I think MOST (if not ALL) of the major dailies keep pushing the narrative that the rich evil hedge fund guys will be the "winners" here, they should know that Regular People, Small Community Banks, Municipal Workers Pension Funds, et.al, have been, as Chief Justice Roberts said, "Wiped Out", by the governments nationalization of two privately owned Fortune 50 corporations.
Here's what I wrote: ... etc.
If you can, leave a comment in favor of FnF. I did.
Millhiser is strongly against the GSEs. Not sure why. Every article turns into a hit piece.
Transcript is available.
https://www.supremecourt.gov/oral_arguments/argument_transcript/2020
Ian Millhiser from Vox. This guy doesn't appear to have a clue.
This is the week that all the longs' dreams will come true. Commons up 50% by Friday. Preferreds up 100% by Friday. Billy Ray has spoken.
There is no plan. Not yet.
If in fact a plan had been given to journalists and embargoed until 3 p.m. it would be out already.
No plan.

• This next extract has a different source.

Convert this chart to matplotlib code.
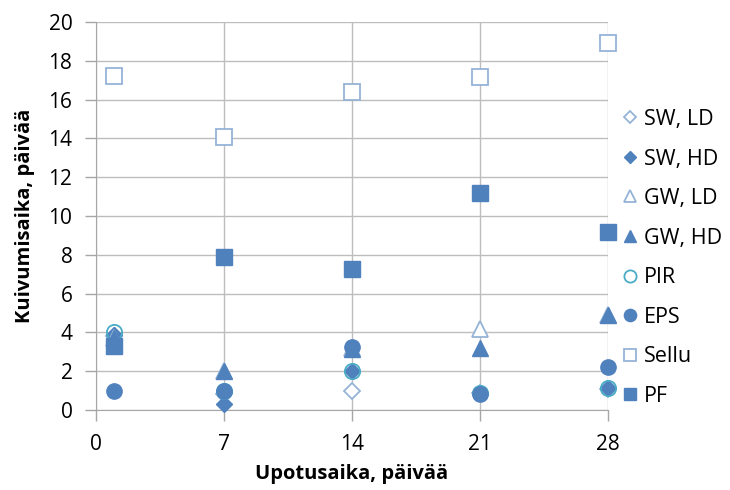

Not now, not ever in all likelihood.
Pray that the 5th Circuit acts soon.
2.65 but up more tomorrow
They accepted $100.
Schwab will not let me place a limit order at $150. Here is the message:
This order cannot be placed because the limit price you have entered is more than 147.53 points away from the most recent quote of 2.47. Please change your order or if you need further assistance call 877-368-8288. (DO839)

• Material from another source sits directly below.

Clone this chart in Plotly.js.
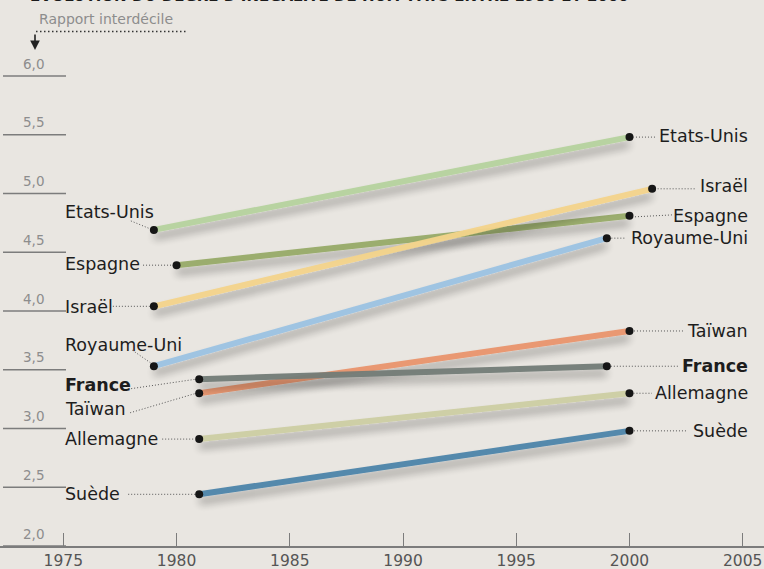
<!DOCTYPE html>
<html>
<head>
<meta charset="utf-8">
<script src="https://cdn.plot.ly/plotly-3.0.1.min.js"></script>
<style>
  html, body { margin: 0; padding: 0; background: #e9e6e1; }
  #chart { width: 764px; height: 569px; }
</style>
</head>
<body>
<div id="chart"></div>
<script>
// Interdecile ratio, first and last observation per country
const countries   = ['Etats-Unis', 'Espagne', 'Israël', 'Royaume-Uni', 'France', 'Taïwan', 'Allemagne', 'Suède'];
const startYears  = [1979, 1980, 1979, 1979, 1981, 1981, 1981, 1981];
const endYears    = [2000, 2000, 2001, 1999, 1999, 2000, 2000, 2000];
const startValues = [4.69, 4.39, 4.04, 3.53, 3.42, 3.30, 2.91, 2.44];
const endValues   = [5.48, 4.81, 5.04, 4.62, 3.53, 3.83, 3.30, 2.98];

const yTickValues = [2.0, 2.5, 3.0, 3.5, 4.0, 4.5, 5.0, 5.5, 6.0];
const yTickLabels = ['2,0', '2,5', '3,0', '3,5', '4,0', '4,5', '5,0', '5,5', '6,0'];
const xTickValues = [1975, 1980, 1985, 1990, 1995, 2000, 2005];
const xTickLabels = ['1975', '1980', '1985', '1990', '1995', '2000', '2005'];

const titleText = "ÉVOLUTION DU DEGRÉ D'INÉGALITÉ DE HUIT PAYS ENTRE 1980 ET 2000";
const axisLabel = 'Rapport interdécile';

// ---- styling -------------------------------------------------------------
const W = 764, H = 569, MB = 23;
const PLOT_H = H - MB;
const PX_PER_YEAR = 22.647;
const PX_PER_UNIT = 117.5;
const X0_PX = 63.3;               // pixel position of 1975
const FONT = 'DejaVu Sans, Open Sans, sans-serif';

const lineColors = ['#b6d39e', '#97ab68', '#f4d48b', '#9cc3e3', '#737c77', '#e9946d', '#cdcea3', '#4e85aa'];
const drawOrder = [7, 6, 5, 4, 3, 1, 2, 0];

// label placement: vertical shift (px, up) of each label relative to its dot
const leftShift  = [17.5, 1.5, -0.5, 21, -6, -16, 0, 0];
const rightShift = [1.5, 0, 3, 0, 0, 0, 0, 0];
// dotted leader lines, pixel offsets from the dot [x0, y0, x1, y1] (y up)
const leftLeader = [
  [-23, 9, -3.5, 1], [-33.5, 0, -4.5, 0], [-41, 0, -4, 0], [-21.5, 16, -3.5, 3.5],
  [-68, -9.5, -3, 0], [-69, -19.5, -3, 0], [-37, 0, -3.5, 0], [-71, 0, -3.5, 0]
];
const rightLeader = [
  [3.5, 0, 27, 0], [5.5, -1, 44, 1], [5.5, 0, 44, 0], [4.5, 0, 19, 0],
  [4, 0, 72.5, 0], [4.5, 0, 53.5, 0], [4, 0, 22.5, 0], [4.5, 0, 57.5, 0]
];

const xRange = [1975 - X0_PX / PX_PER_YEAR, 1975 + (W - X0_PX) / PX_PER_YEAR];
const yRange = [2, 2 + PLOT_H / PX_PER_UNIT];
const px = x => x / W;                 // pixel -> paper (x)
const py = y => 1 - y / PLOT_H;        // pixel -> paper (y)

// ---- traces -----------------------------------------------------------------
const traces = drawOrder.map(i => ({
  type: 'scatter', mode: 'lines', hoverinfo: 'skip', showlegend: false,
  x: [startYears[i], endYears[i]], y: [startValues[i], endValues[i]],
  line: { color: lineColors[i], width: 6 }, opacity: 0.95
}));
traces.push({
  type: 'scatter', mode: 'markers', hoverinfo: 'skip', showlegend: false,
  x: startYears.concat(endYears), y: startValues.concat(endValues),
  marker: { color: '#161616', size: 8 }
});

// ---- annotations ------------------------------------------------------------
const annotations = [];
const isBold = name => name === 'France';
countries.forEach((name, i) => {
  const txt = isBold(name) ? '<b>' + name + '</b>' : name;
  annotations.push({
    xref: 'paper', yref: 'y', x: px(63), y: startValues[i], yshift: leftShift[i],
    xanchor: 'left', yanchor: 'middle', text: txt, showarrow: false,
    font: { family: FONT, size: 17.5, color: '#1d1d1d' }
  });
  annotations.push({
    xref: 'paper', yref: 'y', x: px(749.5), y: endValues[i], yshift: rightShift[i],
    xanchor: 'right', yanchor: 'middle', text: txt, showarrow: false,
    font: { family: FONT, size: 17.5, color: '#1d1d1d' }
  });
});
annotations.push({
  xref: 'paper', yref: 'paper', x: px(28), y: 1, yshift: -7.5,
  xanchor: 'left', yanchor: 'bottom', text: '<b>' + titleText + '</b>', showarrow: false,
  font: { family: FONT, size: 15, color: '#1b1b1b' }
});
annotations.push({
  xref: 'paper', yref: 'paper', x: px(37), y: py(19),
  xanchor: 'left', yanchor: 'middle', text: axisLabel, showarrow: false,
  font: { family: FONT, size: 14, color: '#8d8d8d' }
});
annotations.push({
  xref: 'paper', yref: 'paper', x: px(35), y: py(50), ax: 0, ay: -17,
  text: '', showarrow: true, arrowhead: 2, arrowsize: 1.2, arrowwidth: 1.6,
  arrowcolor: '#222', standoff: 0
});

// ---- shapes -----------------------------------------------------------------
const shapes = [];
yTickValues.forEach(v => {
  shapes.push({
    type: 'line', xref: 'paper', yref: 'y', x0: px(3), x1: px(66), y0: v, y1: v,
    line: { color: '#7c7c7c', width: 1.5 }
  });
});
shapes.push({
  type: 'line', xref: 'paper', yref: 'paper', x0: px(36), x1: px(188), y0: py(31.5), y1: py(31.5),
  line: { color: '#333', width: 1.5, dash: '1.5px,2.5px' }
});
countries.forEach((name, i) => {
  const L = leftLeader[i], R = rightLeader[i];
  shapes.push({
    type: 'line', xref: 'x', yref: 'y', xsizemode: 'pixel', ysizemode: 'pixel',
    xanchor: startYears[i], yanchor: startValues[i],
    x0: L[0], y0: L[1], x1: L[2], y1: L[3],
    line: { color: '#555', width: 1, dash: '1px,2px' }
  });
  shapes.push({
    type: 'line', xref: 'x', yref: 'y', xsizemode: 'pixel', ysizemode: 'pixel',
    xanchor: endYears[i], yanchor: endValues[i],
    x0: R[0], y0: R[1], x1: R[2], y1: R[3],
    line: { color: '#555', width: 1, dash: '1px,2px' }
  });
});

const layout = {
  width: W, height: H,
  margin: { l: 0, r: 0, t: 0, b: MB, pad: 0 },
  paper_bgcolor: '#e9e6e1', plot_bgcolor: '#e9e6e1',
  separators: ', ',
  showlegend: false,
  xaxis: {
    range: xRange, fixedrange: true, zeroline: false, showgrid: false,
    showline: true, linecolor: '#7c7c7c', linewidth: 1.5,
    tickmode: 'array', tickvals: xTickValues, ticktext: xTickLabels,
    ticks: 'inside', ticklen: 13, tickwidth: 1, tickcolor: '#7c7c7c',
    ticklabelstandoff: 0,
    tickfont: { family: FONT, size: 15.5, color: '#555' }
  },
  yaxis: {
    range: yRange, fixedrange: true, zeroline: false, showgrid: false, showline: false,
    tickmode: 'array', tickvals: yTickValues, ticktext: yTickLabels,
    ticks: '', ticklabelposition: 'inside', ticklabelstandoff: 20, ticklabelshift: -12,
    tickfont: { family: FONT, size: 13.5, color: '#8d8d8d' }
  },
  annotations: annotations,
  shapes: shapes
};

Plotly.newPlot('chart', traces, layout, { staticPlot: true, displayModeBar: false }).then(gd => {
  // soft drop shadow under the coloured lines
  const ns = 'http://www.w3.org/2000/svg';
  const svg = gd.querySelector('.main-svg');
  let defs = svg.querySelector('defs');
  if (!defs) { defs = document.createElementNS(ns, 'defs'); svg.insertBefore(defs, svg.firstChild); }
  const f = document.createElementNS(ns, 'filter');
  f.setAttribute('id', 'lineShadow');
  f.setAttribute('filterUnits', 'userSpaceOnUse');
  f.setAttribute('x', '-100'); f.setAttribute('y', '-100');
  f.setAttribute('width', '1000'); f.setAttribute('height', '800');
  f.innerHTML =
    '<feGaussianBlur in="SourceAlpha" stdDeviation="4" result="b"/>' +
    '<feOffset in="b" dx="0" dy="7" result="o"/>' +
    '<feComponentTransfer in="o" result="s"><feFuncA type="linear" slope="0.34"/></feComponentTransfer>' +
    '<feMerge><feMergeNode in="s"/><feMergeNode in="SourceGraphic"/></feMerge>';
  defs.appendChild(f);
  gd.querySelectorAll('.scatterlayer .js-line').forEach(p => p.setAttribute('filter', 'url(#lineShadow)'));
});
</script>
</body>
</html>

Not betting the farm on this,, of course, since I've already bet the farm and it's all in. But I hope you are right this time.
I thought Lehman failed because of a liquidity crisis, not because they were insolvent. They could not meet their short-term loan obligations because, effectively, no one would lend them any short term notes.
They may have been technically insolvent, but only because much of their mortgages and MBS held in-house were plummeting in value at the time of the bankruptcy. They were way over leveraged, so the drop in the value of the securities left them no effective collateral. If the Fed had allowed Lehman to borrow at the full face value of the securities Lehman held, like the Fed did for everyone else, Lehman could have limped through like everyone else.
Water under the bridge, of course, but there was a lot of value there once the markets returned to normal. Hopefully we'll get to claim some of it.
I'm holding, but not buying even at 4 cents a share until I hear more details of last week's hearing or see the ruling posted online.
I am diamond.
Thank you Cotton. I think I broke my "refresh" key today.